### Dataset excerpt
— BEGIN —

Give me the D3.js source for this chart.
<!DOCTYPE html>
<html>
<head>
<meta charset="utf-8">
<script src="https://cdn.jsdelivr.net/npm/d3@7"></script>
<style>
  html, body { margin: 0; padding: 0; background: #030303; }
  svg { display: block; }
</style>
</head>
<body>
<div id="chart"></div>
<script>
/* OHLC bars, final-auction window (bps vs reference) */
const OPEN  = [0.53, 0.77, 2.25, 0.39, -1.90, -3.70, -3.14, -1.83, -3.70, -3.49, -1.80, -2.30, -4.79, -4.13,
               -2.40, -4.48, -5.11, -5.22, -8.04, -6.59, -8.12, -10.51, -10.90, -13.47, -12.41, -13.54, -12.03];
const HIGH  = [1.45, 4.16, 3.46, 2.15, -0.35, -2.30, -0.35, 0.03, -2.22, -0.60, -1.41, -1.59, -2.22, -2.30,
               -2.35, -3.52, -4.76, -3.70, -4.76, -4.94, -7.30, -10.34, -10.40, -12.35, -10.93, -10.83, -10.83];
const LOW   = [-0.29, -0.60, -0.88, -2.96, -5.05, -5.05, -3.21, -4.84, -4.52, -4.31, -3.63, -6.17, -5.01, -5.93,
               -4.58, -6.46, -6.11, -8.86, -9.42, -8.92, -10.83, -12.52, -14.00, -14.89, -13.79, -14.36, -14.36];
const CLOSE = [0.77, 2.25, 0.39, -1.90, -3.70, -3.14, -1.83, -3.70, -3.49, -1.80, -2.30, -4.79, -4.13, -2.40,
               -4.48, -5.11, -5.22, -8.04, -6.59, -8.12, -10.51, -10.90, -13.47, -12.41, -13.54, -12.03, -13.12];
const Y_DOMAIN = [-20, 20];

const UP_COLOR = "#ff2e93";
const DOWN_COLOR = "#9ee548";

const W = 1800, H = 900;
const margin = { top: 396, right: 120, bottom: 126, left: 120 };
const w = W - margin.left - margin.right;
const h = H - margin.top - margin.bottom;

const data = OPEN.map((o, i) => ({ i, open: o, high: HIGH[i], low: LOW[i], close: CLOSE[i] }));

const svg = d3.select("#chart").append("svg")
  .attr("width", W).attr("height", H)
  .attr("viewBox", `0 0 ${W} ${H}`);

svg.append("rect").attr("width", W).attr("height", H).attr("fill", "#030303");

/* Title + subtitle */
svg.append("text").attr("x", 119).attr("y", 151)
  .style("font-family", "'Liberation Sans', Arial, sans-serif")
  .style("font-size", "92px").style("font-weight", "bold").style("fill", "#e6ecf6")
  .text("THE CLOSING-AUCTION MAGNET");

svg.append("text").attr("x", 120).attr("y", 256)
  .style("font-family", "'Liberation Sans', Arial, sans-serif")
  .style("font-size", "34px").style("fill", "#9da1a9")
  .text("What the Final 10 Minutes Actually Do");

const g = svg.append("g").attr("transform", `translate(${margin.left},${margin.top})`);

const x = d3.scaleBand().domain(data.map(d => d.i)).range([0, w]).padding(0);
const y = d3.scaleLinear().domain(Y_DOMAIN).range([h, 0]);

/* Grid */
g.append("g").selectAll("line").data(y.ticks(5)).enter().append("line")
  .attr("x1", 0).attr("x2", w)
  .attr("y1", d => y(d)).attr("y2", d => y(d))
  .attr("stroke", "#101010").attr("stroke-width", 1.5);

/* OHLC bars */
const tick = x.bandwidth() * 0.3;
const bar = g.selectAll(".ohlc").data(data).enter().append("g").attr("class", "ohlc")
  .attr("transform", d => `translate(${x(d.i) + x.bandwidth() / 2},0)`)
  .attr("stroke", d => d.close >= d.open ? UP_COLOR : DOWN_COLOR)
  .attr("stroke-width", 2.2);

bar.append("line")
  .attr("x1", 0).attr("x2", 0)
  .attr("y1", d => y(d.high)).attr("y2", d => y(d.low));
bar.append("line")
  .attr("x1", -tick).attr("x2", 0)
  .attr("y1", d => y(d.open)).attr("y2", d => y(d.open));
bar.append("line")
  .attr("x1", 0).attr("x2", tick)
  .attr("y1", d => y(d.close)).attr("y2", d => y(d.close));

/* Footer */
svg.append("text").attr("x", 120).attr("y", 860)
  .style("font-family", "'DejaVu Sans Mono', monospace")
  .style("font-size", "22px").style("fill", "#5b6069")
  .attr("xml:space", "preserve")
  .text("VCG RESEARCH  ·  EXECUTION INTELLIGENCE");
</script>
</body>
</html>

— END —
— BEGIN —

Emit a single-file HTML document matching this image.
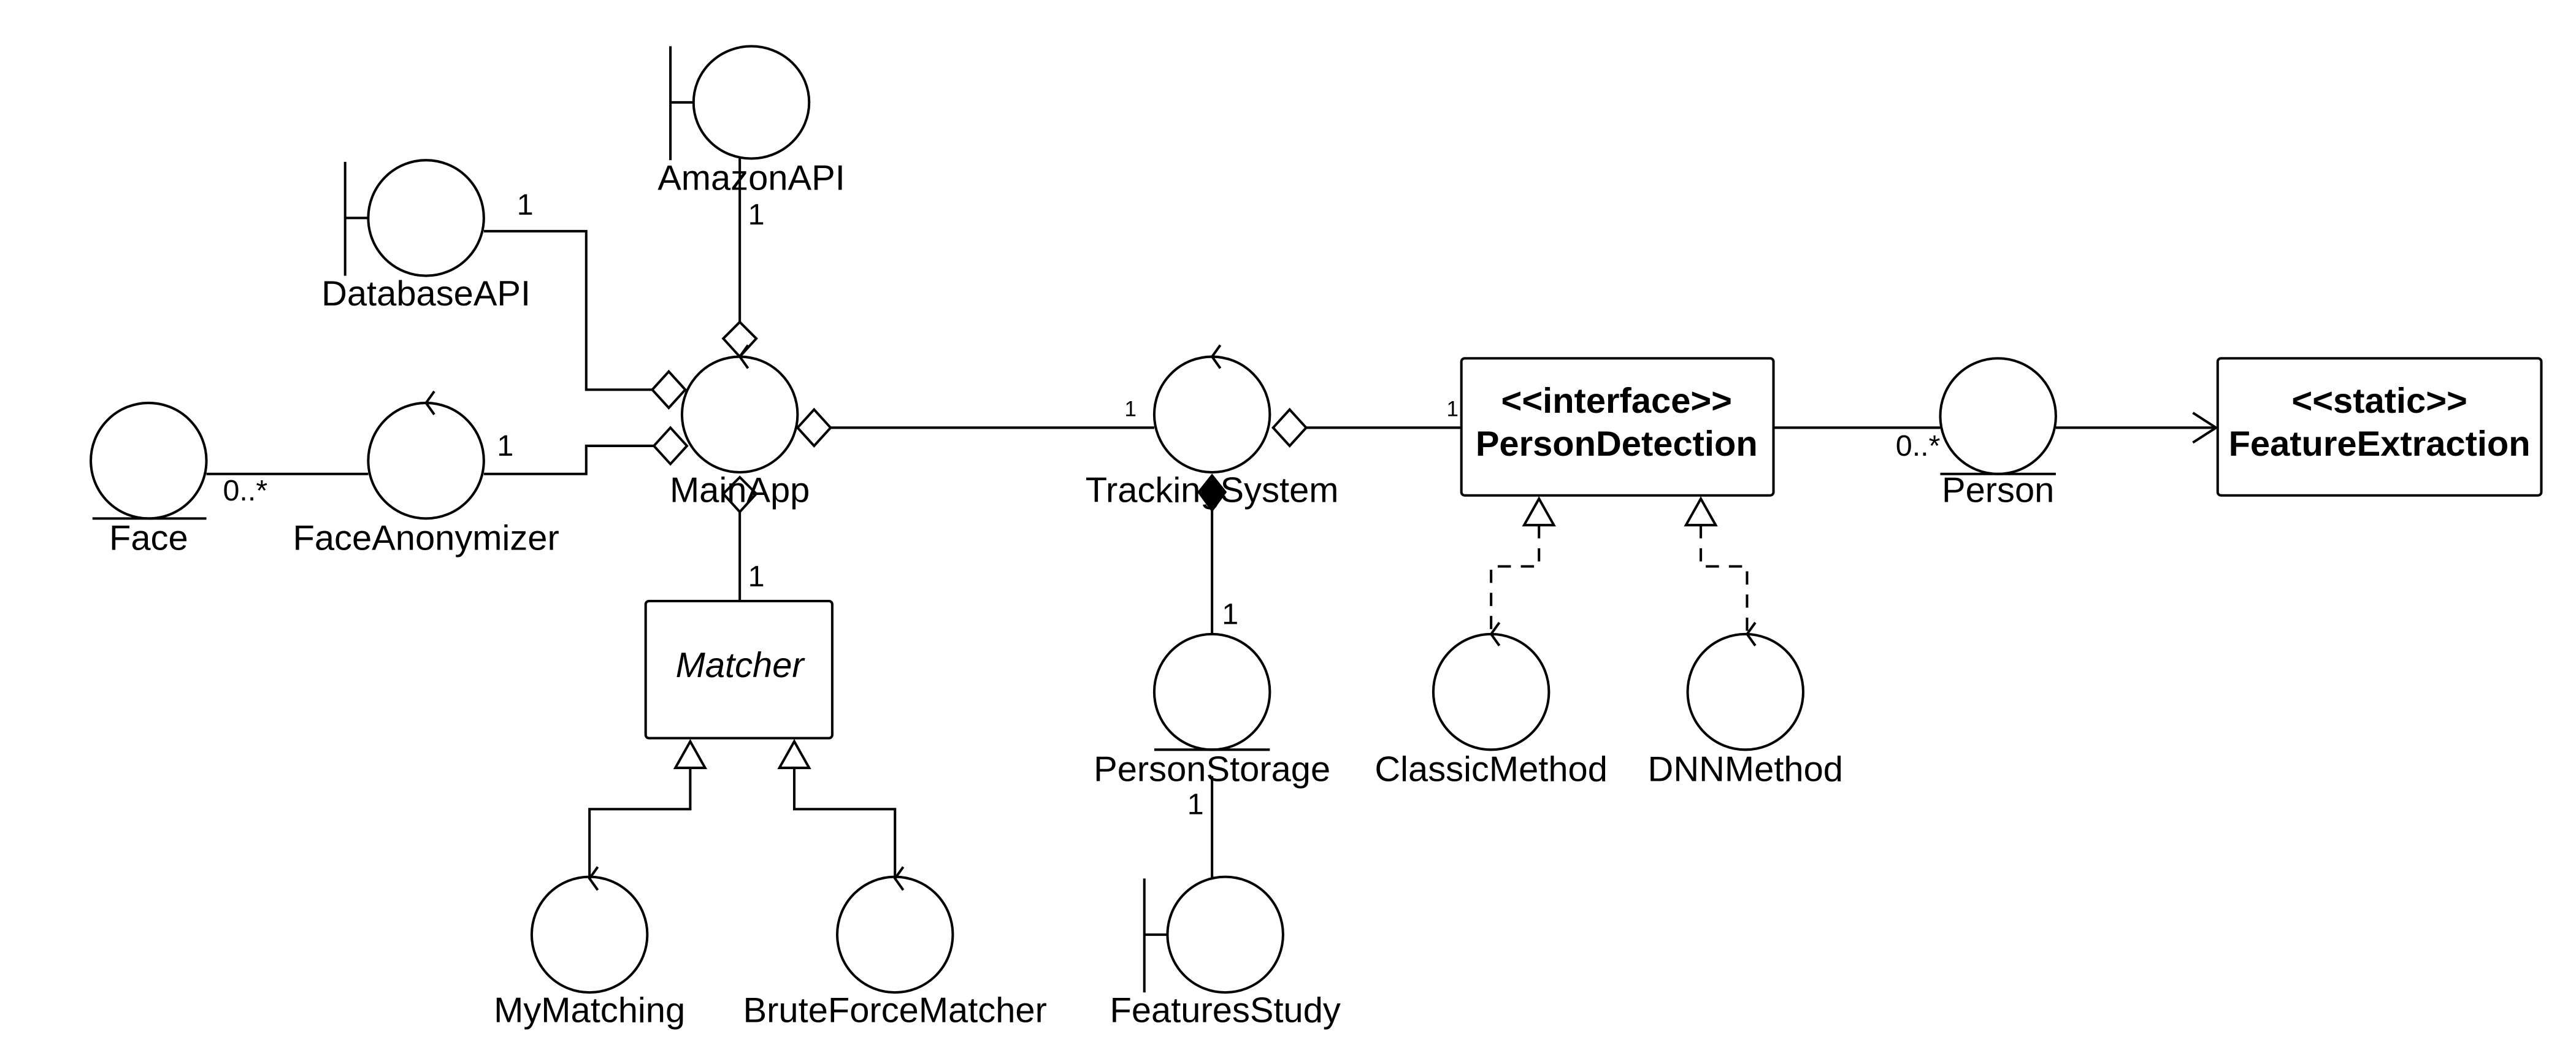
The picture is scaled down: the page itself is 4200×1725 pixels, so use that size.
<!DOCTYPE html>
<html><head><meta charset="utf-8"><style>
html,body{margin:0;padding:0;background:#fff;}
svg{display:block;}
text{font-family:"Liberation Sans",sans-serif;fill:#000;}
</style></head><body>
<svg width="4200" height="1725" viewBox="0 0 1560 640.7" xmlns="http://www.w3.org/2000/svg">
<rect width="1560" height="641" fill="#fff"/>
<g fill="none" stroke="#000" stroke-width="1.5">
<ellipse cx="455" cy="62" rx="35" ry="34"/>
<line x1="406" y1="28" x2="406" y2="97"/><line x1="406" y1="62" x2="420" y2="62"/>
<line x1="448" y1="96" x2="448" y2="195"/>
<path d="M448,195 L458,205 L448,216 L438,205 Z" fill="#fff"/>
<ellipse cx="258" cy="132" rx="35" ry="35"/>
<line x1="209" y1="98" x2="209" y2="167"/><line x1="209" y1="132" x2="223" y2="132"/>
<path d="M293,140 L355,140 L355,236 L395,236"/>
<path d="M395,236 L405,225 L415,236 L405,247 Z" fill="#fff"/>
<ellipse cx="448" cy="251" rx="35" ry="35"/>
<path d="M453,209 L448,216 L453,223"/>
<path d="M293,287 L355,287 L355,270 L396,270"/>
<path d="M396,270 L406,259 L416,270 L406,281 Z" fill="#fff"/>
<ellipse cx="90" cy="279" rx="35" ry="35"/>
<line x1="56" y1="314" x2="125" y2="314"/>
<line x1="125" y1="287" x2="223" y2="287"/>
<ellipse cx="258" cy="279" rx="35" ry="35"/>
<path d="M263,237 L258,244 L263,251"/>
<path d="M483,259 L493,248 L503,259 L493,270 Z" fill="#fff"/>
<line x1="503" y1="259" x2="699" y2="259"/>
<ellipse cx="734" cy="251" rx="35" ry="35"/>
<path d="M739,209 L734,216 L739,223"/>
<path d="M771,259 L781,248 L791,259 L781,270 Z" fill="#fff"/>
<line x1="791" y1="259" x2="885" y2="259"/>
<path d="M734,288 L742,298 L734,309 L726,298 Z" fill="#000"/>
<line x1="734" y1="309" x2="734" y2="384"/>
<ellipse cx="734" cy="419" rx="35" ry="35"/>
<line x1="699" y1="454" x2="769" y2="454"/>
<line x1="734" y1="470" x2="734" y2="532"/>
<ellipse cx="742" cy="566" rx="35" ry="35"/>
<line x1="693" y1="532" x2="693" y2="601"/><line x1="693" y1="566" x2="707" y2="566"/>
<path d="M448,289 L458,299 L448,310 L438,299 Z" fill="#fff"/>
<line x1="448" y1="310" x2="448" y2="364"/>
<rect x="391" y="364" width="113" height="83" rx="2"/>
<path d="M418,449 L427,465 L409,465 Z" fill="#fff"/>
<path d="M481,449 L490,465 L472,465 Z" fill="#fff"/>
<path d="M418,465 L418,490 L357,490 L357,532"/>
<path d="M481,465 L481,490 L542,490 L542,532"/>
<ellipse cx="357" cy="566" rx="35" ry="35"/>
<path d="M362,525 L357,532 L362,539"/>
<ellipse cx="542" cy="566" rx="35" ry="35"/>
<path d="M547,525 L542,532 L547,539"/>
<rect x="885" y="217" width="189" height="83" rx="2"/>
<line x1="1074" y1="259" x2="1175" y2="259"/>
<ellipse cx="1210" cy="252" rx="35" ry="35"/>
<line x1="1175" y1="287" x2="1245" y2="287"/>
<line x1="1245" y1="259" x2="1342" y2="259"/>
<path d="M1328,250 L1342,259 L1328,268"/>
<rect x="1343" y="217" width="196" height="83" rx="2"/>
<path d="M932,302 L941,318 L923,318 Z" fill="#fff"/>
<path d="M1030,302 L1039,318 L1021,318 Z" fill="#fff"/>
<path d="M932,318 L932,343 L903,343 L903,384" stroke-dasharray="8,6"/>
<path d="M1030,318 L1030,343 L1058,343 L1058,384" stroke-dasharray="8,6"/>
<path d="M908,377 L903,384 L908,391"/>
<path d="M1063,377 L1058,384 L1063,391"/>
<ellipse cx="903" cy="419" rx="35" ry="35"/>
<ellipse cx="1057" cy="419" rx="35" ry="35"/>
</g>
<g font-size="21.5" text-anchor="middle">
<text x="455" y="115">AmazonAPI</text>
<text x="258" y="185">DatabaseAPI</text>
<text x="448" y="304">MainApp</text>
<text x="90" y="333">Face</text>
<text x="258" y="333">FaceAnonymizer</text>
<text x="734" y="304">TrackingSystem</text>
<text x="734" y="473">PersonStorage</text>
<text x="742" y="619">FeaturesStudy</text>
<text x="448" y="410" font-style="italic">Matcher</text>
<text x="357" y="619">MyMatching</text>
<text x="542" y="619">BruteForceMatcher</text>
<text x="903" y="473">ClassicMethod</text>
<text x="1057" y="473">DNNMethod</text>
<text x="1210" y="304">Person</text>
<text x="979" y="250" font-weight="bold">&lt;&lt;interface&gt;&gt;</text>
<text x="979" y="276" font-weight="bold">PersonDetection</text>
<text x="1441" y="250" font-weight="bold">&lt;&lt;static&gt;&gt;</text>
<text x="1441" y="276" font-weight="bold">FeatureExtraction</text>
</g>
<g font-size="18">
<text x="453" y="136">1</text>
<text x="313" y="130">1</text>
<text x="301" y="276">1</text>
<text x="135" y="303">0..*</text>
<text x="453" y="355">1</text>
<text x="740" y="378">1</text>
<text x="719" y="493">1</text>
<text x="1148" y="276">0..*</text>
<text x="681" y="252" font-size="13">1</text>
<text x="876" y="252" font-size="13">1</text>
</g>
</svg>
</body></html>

— END —

From the listing above, collect every line that mentions the word "chart".

Give me the D3.js source for this chart.
<div id="chart"></div>
const svg = d3.select("#chart").append("svg")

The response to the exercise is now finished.